In der riesigen Bahnhofshalle drängen sich die Menschen vor den Schaltern. „Kasse für Deputierte“, „Kasse für Militärangehörige“, „Kasse für Mitarbeiter der Eisenbahn“... Den Schlangen nach zu urteilen, gibt es in der Ukraine genauso viele Militärs, Eisenbahner und Abgeordnete wie Normalsterbliche. Nach zwei Stunden haben wir uns endlich bis zur gemeinen Volkskasse vorgekämpft. Die Antwort ist auch gemein: „Fahrkarten nach Minsk ausverkauft“, schnauzt die Frau, ohne aufzusehen. „Und für morgen und übermorgen auch.“

Doch Sergej gibt nicht auf. „Bron“ heißt das Zauberwort. Es bedeutet, daß zwei Stunden vor der Abfahrt die übriggebliebenen Fahrkarten der Spezialkassen in den allgemeinen Verkauf gehen. Pünktlich nehmen wir wieder Aufstellung, jeder vor einer anderen Kasse. Zehn Minuten später ist auch der Traum von „Bron“ ausgeträumt. „Minsk njet“, flüstert es durch die Schlange.
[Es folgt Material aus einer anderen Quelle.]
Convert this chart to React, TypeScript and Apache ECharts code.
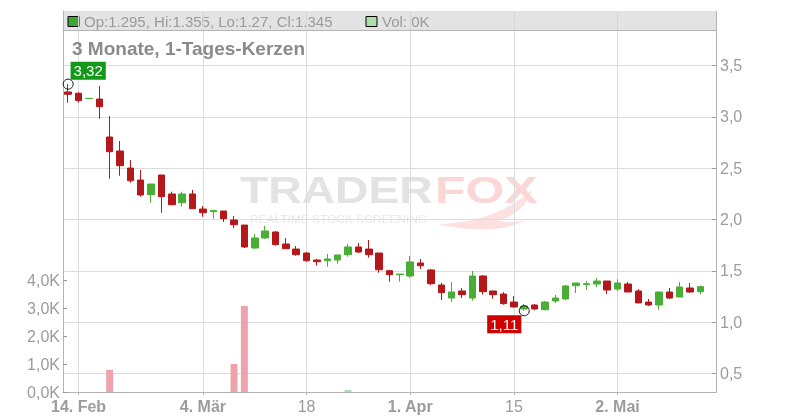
import React, { useEffect, useRef } from 'react';
import * as echarts from 'echarts';

const FONT = '"Liberation Sans", Arial, Helvetica, sans-serif';

// Trading days (category axis); the last one is an empty slot
const dates = [
  '2019-02-13', '2019-02-14', '2019-02-15', '2019-02-18', '2019-02-19', '2019-02-20', '2019-02-21', '2019-02-22',
  '2019-02-25', '2019-02-26', '2019-02-27', '2019-02-28', '2019-03-01', '2019-03-04', '2019-03-05', '2019-03-06',
  '2019-03-07', '2019-03-08', '2019-03-11', '2019-03-12', '2019-03-13', '2019-03-14', '2019-03-15', '2019-03-18',
  '2019-03-19', '2019-03-20', '2019-03-21', '2019-03-22', '2019-03-25', '2019-03-26', '2019-03-27', '2019-03-28',
  '2019-03-29', '2019-04-01', '2019-04-02', '2019-04-03', '2019-04-04', '2019-04-05', '2019-04-08', '2019-04-09',
  '2019-04-10', '2019-04-11', '2019-04-12', '2019-04-15', '2019-04-16', '2019-04-17', '2019-04-18', '2019-04-23',
  '2019-04-24', '2019-04-25', '2019-04-26', '2019-04-29', '2019-04-30', '2019-05-02', '2019-05-03', '2019-05-06',
  '2019-05-07', '2019-05-08', '2019-05-09', '2019-05-10', '2019-05-13', '2019-05-14', '2019-05-15',
];

const tickDates = ['2019-02-14', '2019-03-04', '2019-03-18', '2019-04-01', '2019-04-15', '2019-05-02'];
const tickTexts = ['14. Feb', '4. Mär', '18', '1. Apr', '15', '2. Mai'];

const open = [
  3.244, 3.231, 3.18, 3.175, 2.805, 2.668, 2.502, 2.385, 2.242, 2.434, 2.249, 2.164, 2.249, 2.102, 2.076, 2.083,
  1.995, 1.946, 1.722, 1.82, 1.878, 1.761, 1.712, 1.673, 1.605, 1.598, 1.605, 1.657, 1.732, 1.712, 1.673, 1.501,
  1.462, 1.449, 1.576, 1.508, 1.361, 1.234, 1.303, 1.234, 1.449, 1.303, 1.273, 1.195, 1.127, 1.166, 1.12, 1.205,
  1.225, 1.354, 1.366, 1.371, 1.4, 1.322, 1.371, 1.303, 1.195, 1.166, 1.293, 1.244, 1.332, 1.295,
];
const high = [
  3.32, 3.244, 3.182, 3.302, 3.01, 2.766, 2.58, 2.483, 2.346, 2.434, 2.271, 2.271, 2.288, 2.132, 2.089, 2.083,
  2.034, 1.946, 1.859, 1.937, 1.888, 1.82, 1.742, 1.683, 1.615, 1.664, 1.654, 1.761, 1.771, 1.8, 1.673, 1.501,
  1.468, 1.644, 1.615, 1.517, 1.381, 1.39, 1.332, 1.498, 1.459, 1.303, 1.293, 1.254, 1.176, 1.176, 1.205, 1.264,
  1.361, 1.381, 1.4, 1.429, 1.4, 1.417, 1.39, 1.322, 1.225, 1.293, 1.332, 1.39, 1.381, 1.355,
];
const low = [
  3.139, 3.139, 3.18, 2.983, 2.398, 2.427, 2.359, 2.222, 2.164, 2.066, 2.144, 2.125, 2.105, 2.027, 2.008, 1.976,
  1.917, 1.722, 1.712, 1.81, 1.745, 1.715, 1.647, 1.588, 1.55, 1.54, 1.569, 1.637, 1.673, 1.628, 1.481, 1.393,
  1.393, 1.432, 1.517, 1.361, 1.215, 1.195, 1.234, 1.208, 1.267, 1.228, 1.169, 1.14, 1.11, 1.115, 1.115, 1.186,
  1.215, 1.283, 1.312, 1.342, 1.273, 1.303, 1.293, 1.186, 1.156, 1.12, 1.225, 1.244, 1.283, 1.27,
];
const close = [
  3.221, 3.16, 3.182, 3.1, 2.661, 2.525, 2.378, 2.239, 2.346, 2.222, 2.144, 2.249, 2.105, 2.066, 2.089, 2.008,
  1.949, 1.732, 1.82, 1.888, 1.755, 1.715, 1.657, 1.598, 1.588, 1.615, 1.654, 1.732, 1.683, 1.657, 1.51, 1.462,
  1.468, 1.586, 1.549, 1.374, 1.286, 1.293, 1.267, 1.449, 1.296, 1.267, 1.179, 1.147, 1.156, 1.127, 1.195, 1.234,
  1.352, 1.381, 1.373, 1.4, 1.312, 1.381, 1.293, 1.186, 1.166, 1.293, 1.234, 1.342, 1.293, 1.345,
];
const volume = [
  0, 0, 0, 0, 790, 0, 0, 0, 0, 0, 0, 0, 0, 0, 0, 0,
  1000, 3070, 0, 0, 0, 0, 0, 0, 0, 0, 0, 70, 0, 0, 0, 0,
  0, 0, 0, 0, 0, 0, 0, 0, 0, 0, 0, 0, 0, 0, 0, 0,
  0, 0, 0, 0, 0, 0, 0, 0, 0, 0, 0, 0, 0, 0,
];

const PRICE_MIN = 0.3176;
const PRICE_MAX = 3.8483;

const UP = '#4aad36';
const DOWN = '#b5181b';
const GRID_LINE = '#dcdcdc';
const AXIS_LINE = '#b4b4b4';
const LABEL = '#9c9c9c';

const isTick = (_i: number, v: string) => tickDates.indexOf(v) >= 0;
const comma = (v: number, d: number) => v.toFixed(d).replace('.', ',');

const SWOOSH =
  'M437 224 C472 224 508 212 532 190 C527 207 512 217 498 221 C510 223 520 222 527 219 C508 232 470 232 437 224 Z';

const hiddenValueAxis = (gridIndex: number, position: string) => ({
  type: 'value',
  gridIndex,
  position,
  min: 0,
  max: 1,
  axisLine: { show: true, onZero: false, lineStyle: { color: AXIS_LINE } },
  axisTick: { show: false },
  axisLabel: { show: false },
  splitLine: { show: false },
});

export default function App() {
  const ref = useRef<HTMLDivElement>(null);
  useEffect(() => {
    try {
      echarts.graphic.registerShape('foxtail', echarts.graphic.extendPath(SWOOSH, {}) as any);
    } catch (e) {
      /* ignore */
    }
    const chart = echarts.init(ref.current!, null, { renderer: 'svg' });
    const candles = dates.slice(0, open.length).map((_, i) => [open[i], close[i], low[i], high[i]]);
    const option: any = {
      animation: false,
      textStyle: { fontFamily: FONT },
      grid: [
        { left: 63, right: 84, top: 30, height: 362 },
        { left: 63, right: 84, top: 280, height: 112 },
        { left: 63, right: 84, top: 11, height: 19, show: true, backgroundColor: '#e3e3e3', borderWidth: 0 },
      ],
      xAxis: [
        {
          type: 'category',
          gridIndex: 0,
          data: dates,
          boundaryGap: true,
          axisLine: { show: true, lineStyle: { color: AXIS_LINE } },
          axisTick: { show: true, alignWithLabel: true, interval: isTick, length: 3, lineStyle: { color: AXIS_LINE } },
          axisLabel: {
            interval: isTick,
            margin: 6,
            formatter: (v: string) => {
              const t = tickTexts[tickDates.indexOf(v)] || '';
              return t.indexOf(' ') >= 0 ? '{b|' + t + '}' : '{n|' + t + '}';
            },
            rich: {
              b: { fontSize: 16, fontWeight: 'bold', color: LABEL, fontFamily: FONT },
              n: { fontSize: 16, color: LABEL, fontFamily: FONT },
            },
          },
          splitLine: { show: true, interval: isTick, alignWithLabel: true, lineStyle: { color: GRID_LINE } },
        },
        { type: 'category', gridIndex: 1, data: dates, boundaryGap: true, show: false },
        {
          type: 'category',
          gridIndex: 2,
          data: dates,
          boundaryGap: true,
          position: 'top',
          axisLine: { show: true, lineStyle: { color: AXIS_LINE } },
          axisTick: { show: false },
          axisLabel: { show: false },
          splitLine: { show: true, interval: isTick, alignWithLabel: true, lineStyle: { color: '#d6d6d6' } },
        },
      ],
      yAxis: [
        {
          type: 'value',
          gridIndex: 0,
          position: 'right',
          min: PRICE_MIN,
          max: PRICE_MAX,
          splitNumber: 7,
          minInterval: 0.5,
          maxInterval: 0.5,
          axisLine: { show: true, lineStyle: { color: AXIS_LINE } },
          axisTick: { show: true, inside: true, length: 4, lineStyle: { color: '#999' } },
          axisLabel: {
            color: LABEL,
            fontSize: 16,
            margin: 4,
            showMinLabel: false,
            showMaxLabel: false,
            formatter: (v: number) => {
              const r = Math.round(v * 2) / 2;
              if (Math.abs(v - r) > 0.001) return '';
              return comma(v, 1);
            },
          },
          splitLine: { show: true, lineStyle: { color: GRID_LINE } },
        },
        {
          type: 'value',
          gridIndex: 1,
          position: 'left',
          min: 0,
          max: 4000,
          interval: 1000,
          axisLine: { show: true, lineStyle: { color: AXIS_LINE } },
          axisTick: { show: true, inside: true, length: 4, lineStyle: { color: '#999' } },
          axisLabel: { color: LABEL, fontSize: 16, margin: 3, formatter: (v: number) => comma(v / 1000, 1) + 'K' },
          splitLine: { show: false },
        },
        hiddenValueAxis(0, 'left'),
        hiddenValueAxis(2, 'left'),
        hiddenValueAxis(2, 'right'),
      ],
      series: [
        {
          type: 'bar',
          xAxisIndex: 1,
          yAxisIndex: 1,
          data: volume,
          barWidth: 7,
          itemStyle: {
            color: (p: any) => (close[p.dataIndex] >= open[p.dataIndex] ? '#a9dea9' : '#eea3ac'),
          },
          z: 1,
        },
        {
          type: 'candlestick',
          xAxisIndex: 0,
          yAxisIndex: 0,
          data: candles,
          barWidth: 7,
          itemStyle: { color: UP, color0: DOWN, borderColor: UP, borderColor0: DOWN, borderWidth: 1 },
          z: 3,
          markPoint: {
            symbol: 'circle',
            symbolSize: 10,
            itemStyle: { color: 'rgba(255,255,255,0)', borderColor: '#111', borderWidth: 1 },
            data: [
              {
                type: 'max',
                valueDim: 'highest',
                label: {
                  show: true,
                  position: 'inside',
                  offset: [20, -13.5],
                  color: '#fff',
                  fontSize: 15,
                  backgroundColor: '#13991a',
                  padding: [2, 3, 1, 3],
                  formatter: (p: any) => comma(Number(p.value), 2),
                },
              },
              {
                type: 'min',
                valueDim: 'lowest',
                label: {
                  show: true,
                  position: 'inside',
                  offset: [-20, 13.6],
                  color: '#fff',
                  fontSize: 15,
                  backgroundColor: '#cf0000',
                  padding: [2, 3, 1, 3],
                  formatter: (p: any) => comma(Number(p.value), 2),
                },
              },
            ],
          },
        },
      ],
      graphic: [
        {
          type: 'group',
          z: -10,
          silent: true,
          children: [
            {
              type: 'text',
              x: 240,
              y: 190,
              scaleX: 1.25,
              style: { text: 'TRADER', x: 0, y: 0, fill: '#e3e3e3', font: 'bold 37px ' + FONT, verticalAlign: 'middle' },
            },
            { type: 'foxtail', style: { fill: '#fde0e0' } },
            {
              type: 'text',
              x: 435,
              y: 190,
              scaleX: 1.35,
              style: { text: 'FOX', x: 0, y: 0, fill: '#fbd6d6', font: 'bold 37px ' + FONT, verticalAlign: 'middle' },
            },
            {
              type: 'text',
              x: 250,
              y: 219,
              scaleX: 1.085,
              style: {
                text: 'REALTIME STOCK SCREENING',
                x: 0,
                y: 0,
                fill: '#e8e8e8',
                font: '11px ' + FONT,
                verticalAlign: 'middle',
              },
            },
          ],
        },
        {
          type: 'group',
          z: 100,
          children: [
            {
              type: 'rect',
              shape: { x: 68, y: 16.5, width: 11, height: 10 },
              style: { fill: '#3fa535', stroke: '#000', lineWidth: 1 },
            },
            {
              type: 'text',
              x: 84,
              y: 21,
              style: {
                text: 'Op:1.295, Hi:1.355, Lo:1.27, Cl:1.345',
                fill: '#9a9a9a',
                font: '15px ' + FONT,
                verticalAlign: 'middle',
              },
            },
            {
              type: 'rect',
              shape: { x: 366, y: 16.5, width: 11, height: 10 },
              style: { fill: '#addfad', stroke: '#000', lineWidth: 1 },
            },
            {
              type: 'text',
              x: 382,
              y: 21,
              style: { text: 'Vol: 0K', fill: '#9a9a9a', font: '15px ' + FONT, verticalAlign: 'middle' },
            },
          ],
        },
        {
          type: 'text',
          x: 72,
          y: 48,
          z: 100,
          style: {
            text: '3 Monate, 1-Tages-Kerzen',
            fill: '#8a8a8a',
            font: 'bold 19px ' + FONT,
            verticalAlign: 'middle',
          },
        },
      ],
    };
    chart.setOption(option);
    return () => chart.dispose();
  }, []);
  return <div ref={ref} style={{ position: 'fixed', left: 0, top: 0, width: 800, height: 420 }} />;
}
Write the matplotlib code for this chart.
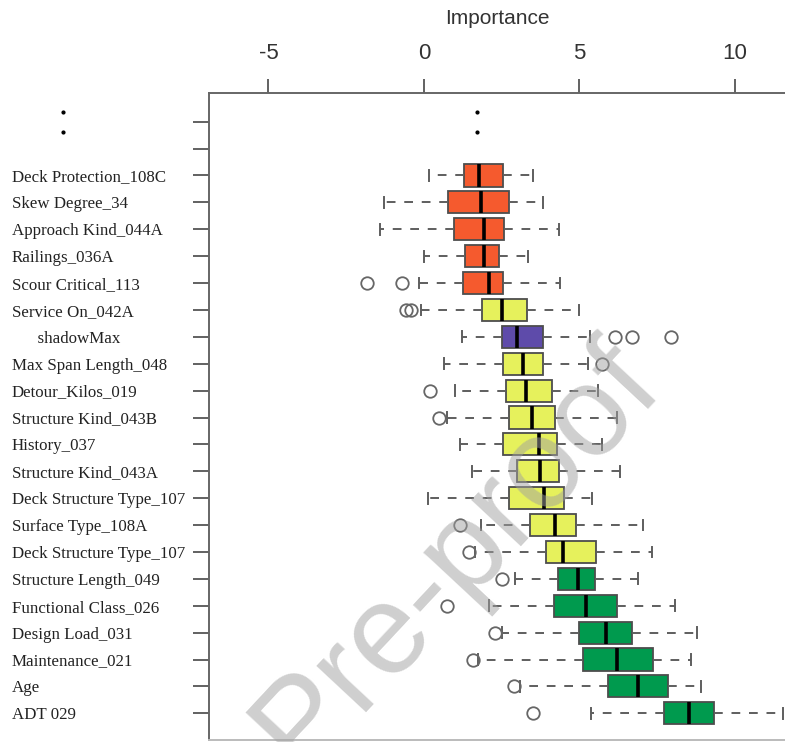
import matplotlib
matplotlib.use("Agg")
import matplotlib.pyplot as plt

# Boruta-style feature importance, rows listed top to bottom
features = [
    "Deck Protection_108C", "Skew Degree_34", "Approach Kind_044A", "Railings_036A",
    "Scour Critical_113", "Service On_042A", "shadowMax", "Max Span Length_048",
    "Detour_Kilos_019", "Structure Kind_043B", "History_037", "Structure Kind_043A",
    "Deck Structure Type_107", "Surface Type_108A", "Deck Structure Type_107",
    "Structure Length_049", "Functional Class_026", "Design Load_031",
    "Maintenance_021", "Age", "ADT 029",
]
decision = [
    "rejected", "rejected", "rejected", "rejected", "rejected", "tentative", "shadow",
    "tentative", "tentative", "tentative", "tentative", "tentative", "tentative",
    "tentative", "tentative", "confirmed", "confirmed", "confirmed", "confirmed",
    "confirmed", "confirmed",
]
whislo = [0.17, -1.29, -1.41, 0.01, -0.17, -0.11, 1.22, 0.64, 1.00, 0.73, 1.16,
          1.53, 0.12, 1.85, 1.64, 2.93, 2.10, 2.50, 1.75, 3.09, 5.37]
q1 = [1.30, 0.78, 0.96, 1.32, 1.26, 1.87, 2.52, 2.53, 2.63, 2.74, 2.53,
      2.98, 2.74, 3.41, 3.92, 4.32, 4.19, 4.98, 5.10, 5.93, 7.73]
med = [1.78, 1.85, 1.93, 1.94, 2.09, 2.52, 2.98, 3.19, 3.27, 3.46, 3.70,
       3.73, 3.86, 4.23, 4.46, 4.96, 5.20, 5.84, 6.22, 6.87, 8.53]
q3 = [2.53, 2.73, 2.57, 2.41, 2.55, 3.30, 3.82, 3.82, 4.11, 4.23, 4.29,
      4.34, 4.51, 4.89, 5.53, 5.50, 6.22, 6.70, 7.37, 7.86, 9.32]
whishi = [3.50, 3.84, 4.34, 3.33, 4.37, 4.99, 5.34, 5.28, 5.61, 6.20, 5.71,
          6.30, 5.39, 7.05, 7.34, 6.89, 8.07, 8.79, 8.59, 8.90, 11.55]
outliers = [[], [], [], [], [-1.84, -0.70], [-0.58, -0.43], [6.14, 6.68, 7.96],
            [5.71], [0.19], [0.49], [], [], [], [1.16], [1.46], [2.50], [0.73],
            [2.28], [1.57], [2.90], [3.51]]

xticks = [-5, 0, 5, 10]
colors = {"rejected": "#F55A2E", "tentative": "#E6F15C", "shadow": "#5E4BAA",
          "confirmed": "#009A4E"}

n = len(features)
positions = [n - i for i in range(n)]

fig = plt.figure(figsize=(7.85, 7.42), dpi=100)
ax = fig.add_axes([0.2662, 0.0027, 0.7338, 0.8724])

stats = [
    {"whislo": whislo[i], "q1": q1[i], "med": med[i], "q3": q3[i],
     "whishi": whishi[i], "fliers": outliers[i]}
    for i in range(n)
]
edge = "#4d4d4d"
parts = ax.bxp(
    stats, positions=positions, widths=0.82, capwidths=0.4,
    orientation="horizontal", patch_artist=True, manage_ticks=False,
    boxprops=dict(edgecolor=edge, linewidth=1.3),
    whiskerprops=dict(color="#5e5e5e", linewidth=1.4, linestyle=(0, (4.5, 4.5))),
    capprops=dict(color="#5e5e5e", linewidth=1.4),
    medianprops=dict(color="black", linewidth=2.6),
    flierprops=dict(marker="o", markersize=9, markerfacecolor="none",
                    markeredgecolor="#666666", markeredgewidth=1.3),
)
for patch, d in zip(parts["boxes"], decision):
    patch.set_facecolor(colors[d])

# vertical ellipsis for omitted rows
ax.plot([1.71, 1.71], [n + 2.37, n + 1.61], "o", color="black", markersize=2)
ax.plot([-11.6, -11.6], [n + 2.37, n + 1.61], "o", color="black", markersize=2,
        clip_on=False)

ax.set_xlim(-6.913, 11.61)
ax.set_ylim(0.007, n + 3.08)

ax.xaxis.tick_top()
ax.xaxis.set_label_position("top")
ax.set_xticks(xticks)
ax.set_xticklabels([str(t) for t in xticks], family="Liberation Sans", fontsize=16,
                   color="#333333")
ax.tick_params(axis="x", length=10, width=1.3, color="#555555", pad=11)
ax.set_xlabel("Importance", family="Liberation Sans", fontsize=15, color="#333333",
              labelpad=13)

ylabels = [("      " + f) if f == "shadowMax" else f for f in features]
ax.set_yticks(positions + [n + 1, n + 2])
ax.set_yticklabels(ylabels + ["", ""], family="Liberation Serif", fontsize=12.2,
                   ha="left", color="#222222")
ax.tick_params(axis="y", length=11.5, width=1.3, color="#555555", pad=130.3)

for side in ["top", "left", "bottom"]:
    ax.spines[side].set_color("#666666")
    ax.spines[side].set_linewidth(1.4)
ax.spines["bottom"].set_color("#bbbbbb")
ax.spines["right"].set_visible(False)

fig.text(0.582, 0.252, "Pre-proof", family="Liberation Sans", fontsize=92,
         rotation=47, ha="center", va="center", color="#a0a0a0", alpha=0.5,
         zorder=10)

fig.savefig("out.png", dpi=100)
Da hat Sergej noch eine Idee: der Chef des Zugs. Mit dem könne man manchmal..., na ja, das kostet dann schon etwas mehr. Als der Zug angekündigt wird, stürmen wir zum Bahnsteig. Eine Handvoll Leute belagern schon den Zugchef. Den Schnauzer höhnisch nach oben gezogen, genießt der seinen Auftritt im Kreise der Flehenden. Eine alte Frau nähert sich schüchtern. „Jemand aus meiner Familie ist gestorben. Ich muß unbedingt nach Minsk zur Beerdigung. Bitte nehmen Sie mich mit.“ Der Herr über zehn Waggons dreht sich kurz um. „Wer in deiner Familie abkratzt, ist mir völlig egal. Los, Alte, verschwinde, wenn du keine Fahrkarte hast.“

Am nächsten Morgen ist Sergej voller Optimismus: „Heute klappt's. Ich habe am Schalter Bescheid gesagt. Die legen uns Fahrkarten zurück. Gegen einen kleinen Aufpreis.“ Drei Stunden später: Kiewer Bahnhof, die zweite. In der Halle wimmelt es von Menschen. Sergej hechtet zum Schalter. Die Frau erinnert sich sogar noch, mehr aber auch nicht. „Nach Minsk? Nein, tut mir leid“, sagt sie. Uns auch. Also wieder „Bron“. Und wieder nichts. Sergej unternimmt noch einen letzten Versuch. „Vor fünf Minuten hatte ich noch vier Karten, aber die sind gerade in die Abgeordnetenkasse gegangen“, sagt die Frau. Aha, „Bron“ funktioniert diesmal in die andere Richtung.

Wir schlendern durch das Bahnhofsgebäude. Hier und da haben sich junge Männer postiert und halten Fahrkarten hoch. Sie kaufen die Tickets gleich dutzendweise und verscherbeln sie dann weiter. Für das Dreifache. Minsk ist leider nicht dabei.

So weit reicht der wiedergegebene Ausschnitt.